A recent story published by the Washington Post newspaper showed evidence that the Washington-based NSA was able to circumvent the technology Hearn says was designed to prevent people from accessing information without authorization.
![This slide, from a PowerPoint presentation leaked by Edward Snowden, shows how the NSA was able to circumvent security protocols in accessing traffic between Google's data centers. [Photo: The Washington Post]](http://thedesk.matthewkeys.net/wp-content/uploads/2013/11/NSA_Serendipityredacted-300x231.jpg)
Hearn’s comment echoes those of his Google colleague Brandon Downey, who slammed the same report in a Google Plus post on October 30.

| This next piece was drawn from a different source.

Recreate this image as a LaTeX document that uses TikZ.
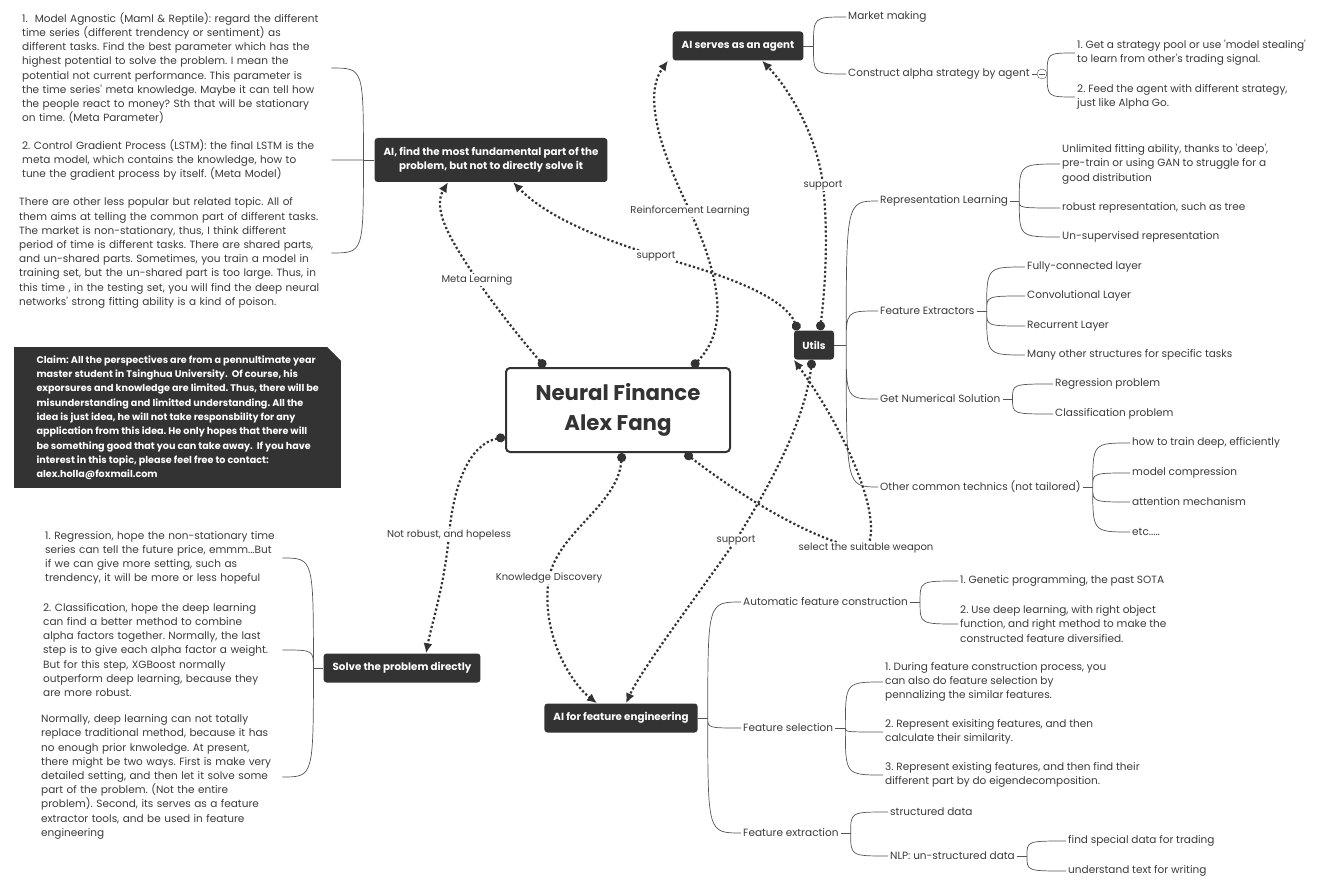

“Fuck these guys,” Downey wrote of the NSA. “I’ve spent the last 10 years of my life trying to keep Google’s users safe and secure from the many diverse threats Google faces…The US has to be better than this, but I guess in the interim, that security job is looking a lot more like a Sisyphus thing than ever.”
Both Hearn and Downey learned that the NSA was able to circumvent their work at Google from a series of articles published by the Washington Post and Guardian newspapers, who received thousands of documents from Edward Snowden, a former government contractor now living in Moscow. Politicians and pundits have demonized Snowden over the past few months, some even going so far as to call Snowden a traitor while upholding the NSA and its various cyber spying programs as guardians of America’s safety and security.
The men at Google, however, see Snowden as a kind of hero.
“I don’t think, at this point, that you could argue that his revelations weren’t newsworthy or even that his intentions (weren’t) good,” Downey wrote. “As far as I’m concerned, that means Snowden is a hero and deserves a pardon.”
“Thank you Edward Snowden,” Hearn wrote. “For me personally, this is the most interesting revelation all summer.”
Hearn and Downey prefaced their comments by saying their posts reflected their own opinions and not those of their employer. Their comments came days after Google CEO Eric Schmidt condemned the NSA following reports the spy agency infiltrated the search giant’s services.
“It’s really outrageous that the NSA was looking between the Google data centers, if that’s true,” Schmidt told the Wall Street Journal newspaper. “The steps that the organization was willing to do without good judgment to pursue its mission and potentially violate people’s privacy, it’s not OK.”